Locarno Competition Title ‘De Noche Los Gatos Son Pardos’ Swooped On by Open Reel (EXCLUSIVE)

Energetic Italian sales agent Open Reel has closed world sales rights to Valentin Merz’s “De noche los gatos son pardos,” which will world premiere in this year’s Locarno Festival International Competition. 

One of two first features in Locarno’s main competitive section, “De noche los gatos son pardos” (“At Night All Cats Are Black”) returns to Europe’s largest mid-Summer film event after winning the biggest prize last year at its First Look pix-in-post showcase focused on Swiss movies.

That prize went to the section’s boldest entry, a genre mashup of film shoot drama and comedic procedural which proves an ode to sexuality in its multiple manifestations, as well as to love and filmmaking. 

Shot through with a meta conscience, “De noche…” turns on a highly disparate crew and cast shooting a sexually-souped costume drama in wooded hills. Suddenly, its director, Valentin disappears. Clodhopping local cops interview the crew, as Robin, the film’s DP and Valentin’s lover, travels to the Pacific-shore Mexico to fulfil a promise. 

Much of the interest – and fun – of “Todos los gatos son negros” come from its constant bucking of traditional filmmaking cannons and so audience expectations.  

Taking its cue from “Lady Chatterley’s Lover,” the film being shot is period, but an exultation of sexuality, here of the whatever-turns-you-on variety, with Valentin himself a foot and finger fetiche. 

“The boundaries between the film-within-the-film and the narration from a bird’s eye view are intentionally blurred,” Merz has said. “Along with its playful approach to fiction and narration, the film erases the classical boundary between those behind and in front of the camera,” he added.

So Merz plays what he claims is a more exciting but not always complimentary version of himself, who, as he notes, takes advantage of his power as a director to have several liaisons outside his life-defining relationship with Robin. 

Often it’s difficult to know whether scenes are shots from the fiction film or on-set horseplay between the actors. Merz also holds takes so that they become non-fiction shots of actors reacting to their own performance in a movie.

Merz worked in Mexico as a typographer over 2007-09 just as Carlos Reygadas was tearing up the rulebook off filmmaking. Like Reygadas, “Todos los gatos” refuses to stick to main characters, suddenly dedicating a good stretch of the movie to two undertakers who seemed destined for just walk-on-roles.

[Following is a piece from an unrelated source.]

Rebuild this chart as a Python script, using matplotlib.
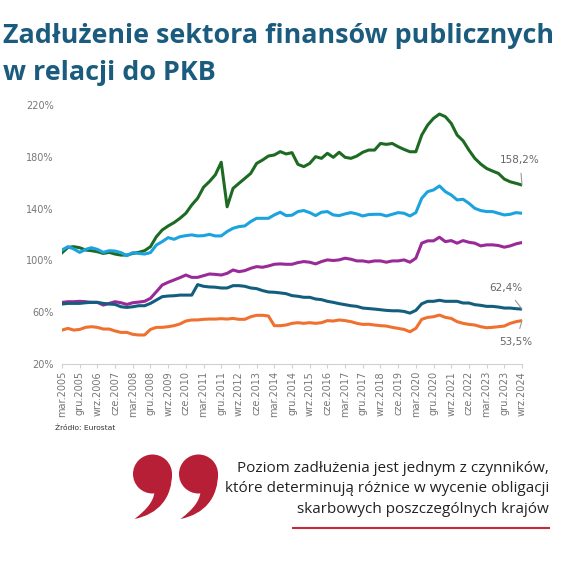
import numpy as np
import matplotlib.pyplot as plt
from matplotlib.path import Path
from matplotlib.patches import PathPatch, Circle

# quarterly, mar.2005 .. wrz.2024
months = ["mar", "cze", "wrz", "gru"]
quarters = [f"{months[q]}.{y}" for y in range(2005, 2025) for q in range(4)][:79]

greece = [105.9, 110.0, 110.6, 109.8, 108.0, 107.5, 106.7, 105.4, 106.2, 104.9,
          104.1, 104.1, 105.4, 106.2, 107.5, 110.6, 118.3, 123.5, 126.6, 129.2,
          132.5, 136.4, 142.8, 148.0, 156.5, 160.9, 166.1, 175.8, 141.4, 155.6,
          159.5, 163.3, 167.2, 174.9, 177.5, 180.6, 181.4, 184.0, 182.2, 183.2,
          174.2, 172.4, 174.9, 180.1, 178.8, 182.7, 179.6, 183.5, 179.6, 178.8,
          180.6, 183.5, 185.2, 185.2, 190.3, 189.6, 190.3, 187.8, 185.7, 183.9,
          183.9, 196.8, 204.5, 209.7, 213.0, 211.0, 205.8, 196.8, 192.4, 185.2,
          178.8, 174.4, 171.0, 169.0, 167.2, 162.8, 160.7, 159.5, 158.2]
italy = [108.0, 110.6, 108.8, 106.2, 108.5, 109.8, 108.5, 106.2, 107.5, 107.2,
         106.0, 103.6, 106.0, 105.4, 104.9, 106.0, 111.9, 114.5, 117.6, 116.3,
         118.3, 119.1, 119.7, 118.9, 119.1, 120.1, 118.9, 118.9, 122.3, 124.8,
         126.1, 126.6, 130.0, 132.5, 132.5, 132.5, 135.1, 137.2, 134.6, 134.9,
         137.7, 138.5, 136.9, 134.6, 137.2, 137.7, 135.1, 134.6, 135.9, 136.9,
         135.9, 134.3, 135.4, 135.6, 135.6, 134.3, 135.6, 136.9, 136.4, 134.3,
         136.9, 148.0, 153.1, 154.4, 157.5, 153.1, 150.5, 146.7, 147.2, 144.1,
         140.2, 138.5, 137.7, 137.7, 136.4, 135.1, 135.6, 136.9, 136.4]
france = [67.6, 68.1, 68.1, 68.4, 68.1, 67.6, 67.6, 65.5, 66.8, 68.1,
          67.3, 66.0, 67.3, 67.8, 68.4, 70.7, 75.8, 81.0, 83.1, 84.9,
          86.7, 88.7, 86.9, 86.9, 88.2, 89.5, 89.2, 88.7, 90.0, 92.6,
          91.3, 92.1, 93.9, 95.2, 94.7, 95.7, 97.0, 97.3, 97.0, 97.0,
          98.3, 99.1, 98.6, 97.3, 99.1, 100.4, 99.9, 100.4, 101.7, 100.9,
          99.6, 99.6, 98.8, 99.6, 99.6, 98.6, 99.6, 99.6, 100.4, 98.6,
          101.7, 113.3, 115.1, 115.1, 117.9, 114.5, 115.3, 113.3, 115.3, 114.0,
          113.3, 111.2, 112.0, 112.0, 111.5, 110.2, 111.2, 112.8, 113.8]
germany = [66.3, 66.8, 66.8, 66.8, 67.3, 67.6, 67.6, 66.8, 66.3, 66.0,
           64.2, 63.7, 64.2, 65.0, 65.0, 66.8, 69.4, 72.0, 72.5, 72.7,
           73.2, 73.2, 73.2, 81.3, 80.0, 79.5, 79.3, 78.7, 78.7, 80.5,
           80.5, 80.0, 78.7, 78.2, 76.7, 75.6, 75.4, 74.9, 74.3, 72.8,
           72.3, 71.5, 71.5, 70.2, 69.7, 68.4, 67.6, 66.6, 65.8, 65.0,
           64.5, 63.2, 62.8, 62.4, 61.9, 61.4, 61.1, 61.1, 60.6, 59.3,
           61.4, 66.5, 68.4, 68.4, 69.2, 68.4, 68.4, 68.4, 67.1, 67.1,
           65.8, 65.3, 64.5, 64.5, 64.0, 63.2, 63.2, 62.7, 62.4]
poland = [46.2, 47.5, 46.2, 46.7, 48.3, 48.8, 48.3, 47.0, 47.0, 45.5,
          44.4, 44.4, 42.9, 42.4, 42.4, 46.7, 48.3, 48.3, 48.8, 49.6,
          50.9, 53.2, 54.0, 54.0, 54.5, 54.7, 54.7, 55.0, 54.7, 55.2,
          54.5, 54.5, 56.5, 57.6, 57.6, 57.1, 49.6, 49.6, 50.1, 51.4,
          51.9, 51.4, 51.9, 51.4, 51.9, 53.5, 53.2, 54.0, 53.5, 52.7,
          51.4, 50.6, 50.7, 50.1, 49.6, 49.3, 48.3, 47.5, 46.7, 44.9,
          47.5, 54.5, 56.0, 56.5, 57.8, 56.0, 55.2, 52.7, 51.4, 50.6,
          50.1, 48.8, 48.0, 48.3, 48.8, 49.3, 51.4, 52.7, 53.5]

series = [
    (greece, "#1d6b22"),
    (italy, "#1ba3df"),
    (france, "#9a2a98"),
    (germany, "#135e7e"),
    (poland, "#f0712f"),
]

# end labels: text offset from the last point, in pixels (right, up)
labels = [(greece, "158,2%", (-2, 25)),
          (germany, "62,4%", (-16, 21)),
          (poland, "53,5%", (-6, -21))]

W = 564
def fx(px):
    return px / W
def fy(py):
    return 1 - py / W

fig = plt.figure(figsize=(5.64, 5.64), dpi=100)
fig.patch.set_facecolor("white")

title_kw = dict(fontsize=19.4, fontweight="bold", color="#1b5c7e", family="Open Sans")
fig.text(fx(3), fy(43), "Zadłużenie sektora finansów publicznych", **title_kw)
fig.text(fx(3), fy(80), "w relacji do PKB", **title_kw)

ax = fig.add_axes([fx(62), fy(364), 460 / W, 259 / W])
x = np.arange(len(quarters))
for vals, col in series:
    ax.plot(x, vals, color=col, lw=2.2, solid_joinstyle="round")

for vals, txt, off in labels:
    ax.annotate(txt, xy=(x[-1], vals[-1]), xytext=(off[0] * 0.72, off[1] * 0.72),
                textcoords="offset points", ha="center", va="center",
                fontsize=7.5, color="#666666",
                arrowprops=dict(arrowstyle="-", color="#999999", lw=0.8,
                                shrinkA=4, shrinkB=0))

ax.set_xlim(0, 78)
ax.set_ylim(20, 220)
yt = [20, 60, 100, 140, 180, 220]
ax.set_yticks(yt)
ax.set_yticklabels([f"{v}%" for v in yt])
ax.set_xticks(x[::3])
ax.set_xticklabels(quarters[::3], rotation=90)
for s in ["top", "right", "left"]:
    ax.spines[s].set_visible(False)
ax.spines["bottom"].set_color("#d0d0d0")
ax.tick_params(axis="y", length=0, labelsize=7, labelcolor="#777777", pad=6)
ax.tick_params(axis="x", length=3, color="#d0d0d0", labelsize=7,
               labelcolor="#777777", pad=2)

fig.text(fx(55), fy(430), "Źródło: Eurostat", fontsize=5.4, color="#333333")

# two red "99" quotation marks
red = "#b61f35"
for dx in [0, 46]:
    cx, cy, r = 152.5 + dx, 474, 19.5
    fig.add_artist(Circle((fx(cx), fy(cy)), r / W, transform=fig.transFigure,
                          color=red, lw=0))
    pts = [(cx + 19.5, 472), (cx + 20, 498), (cx + 6, 514), (cx - 18, 519),
           (cx - 5, 509), (cx + 1, 501), (cx + 2, 492), (cx + 19.5, 472)]
    codes = [Path.MOVETO, Path.CURVE4, Path.CURVE4, Path.CURVE4,
             Path.CURVE4, Path.CURVE4, Path.CURVE4, Path.CLOSEPOLY]
    path = Path([(fx(a), fy(b)) for a, b in pts], codes)
    fig.add_artist(PathPatch(path, transform=fig.transFigure, color=red, lw=0))

quote = ["Poziom zadłużenia jest jednym z czynników,",
         "które determinują różnice w wycenie obligacji",
         "skarbowych poszczególnych krajów"]
for k, line in enumerate(quote):
    fig.text(fx(549), fy(472 + k * 20.5), line, fontsize=11,
             color="#222222", family="Open Sans", ha="right", va="baseline")
fig.add_artist(plt.Line2D([fx(293), fx(549)], [fy(528), fy(528)],
                          color="#c8283c", lw=1.5))

fig.savefig("out.png", dpi=100)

This anti-hierarchy approach, as Merz describes it, also affected the film’s casting. “Todos los Gatos son Pardos,” he says, brings protagonists from different backgrounds together: Farmers from the Limousin region [of France], asylum seekers from Mauritania, actors from the world of ethical pornography, classically trained film and theater actors, as well as Muxhes from the Istmo de Tehuantepec region in Oaxaca, Mexico.

“I wanted to make a film about the big issues in my life: filmmaking, love, sex and death,” Merz says. 

Produced by Marie Lanne-Chesnot and Merz at his Swiss Andrea Film label, “De noche los gatos son pardos’” title quotes a Spanish saying: “At night, all cats are brown,” suggesting how it’s sometimes difficult to distinguish how things really are. The film turns very often on human confusion – though overridden in the final analysis by sentiment. 

For Merz, “the characters are all looking for something – and instead of finding it, they get lost. Valentin and the undertakers get lost in the monotonous, endless fir forest; Robin in the exuberant jungle; the policemen in their investigations….”

“I’ve been impressed watching Valentin’s movie already last year, when it took part in the First Look WIP Festival section,” Open Reel CEO Cosimo Santoro told Variety.

“When I saw the completed version early this year, I did not have any hesitation in wanting to acquire it as I got the confirmation of Valentin’s ability to mix different genres, to use citations and references, at the same time cultured and popular, and to model the artistic matter in an original, as well as personal, creative universe, so that watching ‘De noche los gatos son pardos’ became a tout-court artistic experience.”